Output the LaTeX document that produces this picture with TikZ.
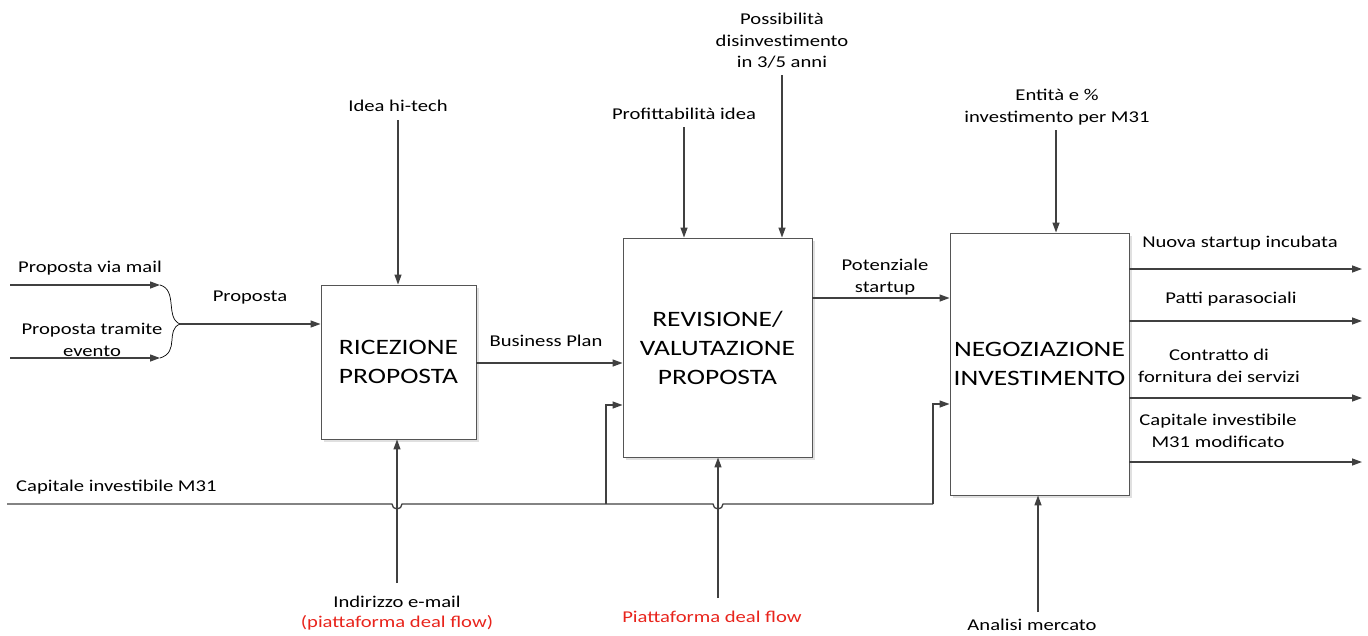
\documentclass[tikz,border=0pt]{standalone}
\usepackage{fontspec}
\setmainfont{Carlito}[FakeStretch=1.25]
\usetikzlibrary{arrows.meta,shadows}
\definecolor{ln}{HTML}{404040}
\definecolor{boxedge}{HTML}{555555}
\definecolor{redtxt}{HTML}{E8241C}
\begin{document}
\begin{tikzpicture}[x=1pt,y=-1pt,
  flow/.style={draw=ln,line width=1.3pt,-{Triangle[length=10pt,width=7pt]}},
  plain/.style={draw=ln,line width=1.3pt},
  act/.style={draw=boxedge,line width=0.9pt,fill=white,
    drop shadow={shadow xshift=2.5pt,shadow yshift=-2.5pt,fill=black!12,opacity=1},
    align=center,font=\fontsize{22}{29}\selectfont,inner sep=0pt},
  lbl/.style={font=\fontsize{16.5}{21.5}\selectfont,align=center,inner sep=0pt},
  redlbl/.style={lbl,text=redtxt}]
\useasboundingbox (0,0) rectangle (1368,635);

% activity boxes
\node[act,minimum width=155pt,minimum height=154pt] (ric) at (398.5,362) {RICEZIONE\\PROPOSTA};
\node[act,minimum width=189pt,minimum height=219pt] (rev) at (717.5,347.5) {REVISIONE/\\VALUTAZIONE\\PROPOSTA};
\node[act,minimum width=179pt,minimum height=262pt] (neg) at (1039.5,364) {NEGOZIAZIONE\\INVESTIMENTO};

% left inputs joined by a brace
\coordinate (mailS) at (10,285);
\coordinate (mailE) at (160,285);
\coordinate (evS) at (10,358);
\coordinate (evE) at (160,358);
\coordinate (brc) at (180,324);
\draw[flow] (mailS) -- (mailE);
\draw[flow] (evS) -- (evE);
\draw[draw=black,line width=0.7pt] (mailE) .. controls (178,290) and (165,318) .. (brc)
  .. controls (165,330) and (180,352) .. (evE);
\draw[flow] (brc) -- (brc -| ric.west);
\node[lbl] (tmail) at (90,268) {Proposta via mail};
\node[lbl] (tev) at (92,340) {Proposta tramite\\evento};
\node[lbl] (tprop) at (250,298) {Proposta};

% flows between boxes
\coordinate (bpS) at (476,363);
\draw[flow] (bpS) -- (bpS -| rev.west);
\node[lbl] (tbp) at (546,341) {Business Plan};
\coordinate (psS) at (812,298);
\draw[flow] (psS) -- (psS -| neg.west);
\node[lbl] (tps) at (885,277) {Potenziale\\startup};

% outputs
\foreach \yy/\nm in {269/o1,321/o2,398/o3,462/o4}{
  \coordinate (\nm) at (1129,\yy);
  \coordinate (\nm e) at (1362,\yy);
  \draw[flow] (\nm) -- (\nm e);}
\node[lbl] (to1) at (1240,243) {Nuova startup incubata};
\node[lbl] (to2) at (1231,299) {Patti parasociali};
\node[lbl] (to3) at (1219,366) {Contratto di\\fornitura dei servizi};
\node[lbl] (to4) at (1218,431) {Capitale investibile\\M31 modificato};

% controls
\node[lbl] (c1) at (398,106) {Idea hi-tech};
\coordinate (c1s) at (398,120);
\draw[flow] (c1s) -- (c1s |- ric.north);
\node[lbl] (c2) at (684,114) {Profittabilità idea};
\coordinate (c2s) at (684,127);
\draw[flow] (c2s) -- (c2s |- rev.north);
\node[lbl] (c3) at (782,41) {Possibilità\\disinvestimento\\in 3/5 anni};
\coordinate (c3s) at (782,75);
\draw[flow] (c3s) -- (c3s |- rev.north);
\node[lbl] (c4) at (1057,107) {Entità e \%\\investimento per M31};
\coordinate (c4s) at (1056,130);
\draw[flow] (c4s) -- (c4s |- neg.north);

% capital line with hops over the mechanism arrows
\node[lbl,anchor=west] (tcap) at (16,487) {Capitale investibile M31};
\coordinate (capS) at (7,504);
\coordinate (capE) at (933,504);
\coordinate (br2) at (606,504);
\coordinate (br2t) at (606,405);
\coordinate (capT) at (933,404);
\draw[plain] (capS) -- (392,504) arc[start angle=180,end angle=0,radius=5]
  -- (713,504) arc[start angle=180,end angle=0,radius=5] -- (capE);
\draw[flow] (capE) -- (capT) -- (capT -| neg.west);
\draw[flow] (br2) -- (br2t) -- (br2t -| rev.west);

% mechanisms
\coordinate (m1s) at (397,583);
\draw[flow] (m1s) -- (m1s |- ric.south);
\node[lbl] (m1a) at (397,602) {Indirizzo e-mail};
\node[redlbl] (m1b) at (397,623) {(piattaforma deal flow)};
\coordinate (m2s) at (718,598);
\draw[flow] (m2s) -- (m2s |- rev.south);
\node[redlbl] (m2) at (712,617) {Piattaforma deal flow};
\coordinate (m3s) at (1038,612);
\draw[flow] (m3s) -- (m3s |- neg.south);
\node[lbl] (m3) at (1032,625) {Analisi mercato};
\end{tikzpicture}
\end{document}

▸ **Work to complete**
Retype everything in the material word for word, minus pictures.

▸ **Result below**
Output the LaTeX document that produces this picture with TikZ.
\documentclass[tikz,border=0pt]{standalone}
\usepackage{fontspec}
\setmainfont{Carlito}[FakeStretch=1.25]
\usetikzlibrary{arrows.meta,shadows}
\definecolor{ln}{HTML}{404040}
\definecolor{boxedge}{HTML}{555555}
\definecolor{redtxt}{HTML}{E8241C}
\begin{document}
\begin{tikzpicture}[x=1pt,y=-1pt,
  flow/.style={draw=ln,line width=1.3pt,-{Triangle[length=10pt,width=7pt]}},
  plain/.style={draw=ln,line width=1.3pt},
  act/.style={draw=boxedge,line width=0.9pt,fill=white,
    drop shadow={shadow xshift=2.5pt,shadow yshift=-2.5pt,fill=black!12,opacity=1},
    align=center,font=\fontsize{22}{29}\selectfont,inner sep=0pt},
  lbl/.style={font=\fontsize{16.5}{21.5}\selectfont,align=center,inner sep=0pt},
  redlbl/.style={lbl,text=redtxt}]
\useasboundingbox (0,0) rectangle (1368,635);

% activity boxes
\node[act,minimum width=155pt,minimum height=154pt] (ric) at (398.5,362) {RICEZIONE\\PROPOSTA};
\node[act,minimum width=189pt,minimum height=219pt] (rev) at (717.5,347.5) {REVISIONE/\\VALUTAZIONE\\PROPOSTA};
\node[act,minimum width=179pt,minimum height=262pt] (neg) at (1039.5,364) {NEGOZIAZIONE\\INVESTIMENTO};

% left inputs joined by a brace
\coordinate (mailS) at (10,285);
\coordinate (mailE) at (160,285);
\coordinate (evS) at (10,358);
\coordinate (evE) at (160,358);
\coordinate (brc) at (180,324);
\draw[flow] (mailS) -- (mailE);
\draw[flow] (evS) -- (evE);
\draw[draw=black,line width=0.7pt] (mailE) .. controls (178,290) and (165,318) .. (brc)
  .. controls (165,330) and (180,352) .. (evE);
\draw[flow] (brc) -- (brc -| ric.west);
\node[lbl] (tmail) at (90,268) {Proposta via mail};
\node[lbl] (tev) at (92,340) {Proposta tramite\\evento};
\node[lbl] (tprop) at (250,298) {Proposta};

% flows between boxes
\coordinate (bpS) at (476,363);
\draw[flow] (bpS) -- (bpS -| rev.west);
\node[lbl] (tbp) at (546,341) {Business Plan};
\coordinate (psS) at (812,298);
\draw[flow] (psS) -- (psS -| neg.west);
\node[lbl] (tps) at (885,277) {Potenziale\\startup};

% outputs
\foreach \yy/\nm in {269/o1,321/o2,398/o3,462/o4}{
  \coordinate (\nm) at (1129,\yy);
  \coordinate (\nm e) at (1362,\yy);
  \draw[flow] (\nm) -- (\nm e);}
\node[lbl] (to1) at (1240,243) {Nuova startup incubata};
\node[lbl] (to2) at (1231,299) {Patti parasociali};
\node[lbl] (to3) at (1219,366) {Contratto di\\fornitura dei servizi};
\node[lbl] (to4) at (1218,431) {Capitale investibile\\M31 modificato};

% controls
\node[lbl] (c1) at (398,106) {Idea hi-tech};
\coordinate (c1s) at (398,120);
\draw[flow] (c1s) -- (c1s |- ric.north);
\node[lbl] (c2) at (684,114) {Profittabilità idea};
\coordinate (c2s) at (684,127);
\draw[flow] (c2s) -- (c2s |- rev.north);
\node[lbl] (c3) at (782,41) {Possibilità\\disinvestimento\\in 3/5 anni};
\coordinate (c3s) at (782,75);
\draw[flow] (c3s) -- (c3s |- rev.north);
\node[lbl] (c4) at (1057,107) {Entità e \%\\investimento per M31};
\coordinate (c4s) at (1056,130);
\draw[flow] (c4s) -- (c4s |- neg.north);

% capital line with hops over the mechanism arrows
\node[lbl,anchor=west] (tcap) at (16,487) {Capitale investibile M31};
\coordinate (capS) at (7,504);
\coordinate (capE) at (933,504);
\coordinate (br2) at (606,504);
\coordinate (br2t) at (606,405);
\coordinate (capT) at (933,404);
\draw[plain] (capS) -- (392,504) arc[start angle=180,end angle=0,radius=5]
  -- (713,504) arc[start angle=180,end angle=0,radius=5] -- (capE);
\draw[flow] (capE) -- (capT) -- (capT -| neg.west);
\draw[flow] (br2) -- (br2t) -- (br2t -| rev.west);

% mechanisms
\coordinate (m1s) at (397,583);
\draw[flow] (m1s) -- (m1s |- ric.south);
\node[lbl] (m1a) at (397,602) {Indirizzo e-mail};
\node[redlbl] (m1b) at (397,623) {(piattaforma deal flow)};
\coordinate (m2s) at (718,598);
\draw[flow] (m2s) -- (m2s |- rev.south);
\node[redlbl] (m2) at (712,617) {Piattaforma deal flow};
\coordinate (m3s) at (1038,612);
\draw[flow] (m3s) -- (m3s |- neg.south);
\node[lbl] (m3) at (1032,625) {Analisi mercato};
\end{tikzpicture}
\end{document}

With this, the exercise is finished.